OUTsurance offers a standard excess amount that you can increase or decrease to determine the premium most appropriate to you, and doesn't have any percentage-based excesses, says Natasha Kawulesar, the head of client relations at OUTsurance.

Van Wyk says most insurers have moved to a flat excess structure. "It's safer than a percentage of claim, which you can't predict, whereas you can save up for a flat fee."

Watch out for extra excesses

There are also a host of additional excesses that can apply. These extra excesses are applied in instances where the driver is under the age of 25 or 30, or has had a licence for less than a year, or where a vehicle has been stolen or hijacked.

There are also extra excesses that can be applied when you have an accident that doesn't involve another vehicle or when you're involved in an accident at a certain time of day, say between midnight and 5am. "All these excesses are cumulative and in addition to the basic excess," Alves warns.

Bevan Collins, the managing partner at Harnacks, explains how excesses can add up and be especially punitive in the event of your car being written off.

"Assume the policy on your R500,000 Golf reads basic excess 5% [of the value of the vehicle] with a minimum of R3,500.

"The excess will be R25,000 and not the R3,500 you anticipated. Assume now the car was driven by your 24-year-old nephew, who has a learner's licence and he was driving late at night.

"You now have three potential additional excesses: 5% because he is under 25; 5% because he has a learner's licence; and 5% because he was driving at night.

"That's an additional R75,000 excess on top of the R25,000 basic excess, and we haven't considered any shortfall on the finance agreement yet!"

When a car is written off, the excess can make a big dent in the settlement amount.

Ernest North, the co-founder of new car insurer Naked Insurance, says their product breaks the industry norm by charging only a fixed excess, chosen by the client, and no other excesses, regardless of when the accident happened or who was involved. "Our no-surprise policy guarantees that we don't have hidden excesses in our small print that pop up at claim stage. This allows you to accurately budget for your car insurance."

Collins says a good broker will help you understand the offerings of various insurers and ensure you get the best value cover you can afford.

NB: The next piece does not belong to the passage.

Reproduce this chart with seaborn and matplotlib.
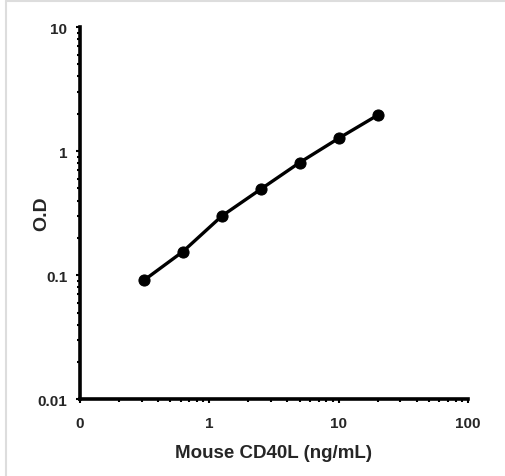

Brokers and/or insurers must make full disclosure

Whether you have a broker or bought insurance directly from an insurer, you are entitled to be properly informed.

The excesses payable have a significant impact on the premium payable, Alves says. These are material terms of a contract that a financial services provider must disclose to you to ensure you're in a position to make an informed decision, and to ensure that the proposed excess structure is appropriate for your needs.

"You must be placed in a position to make an informed decision as to whether to pay a higher or lower monthly premium in favour of paying either a higher or lower excess amount in the event of a claim."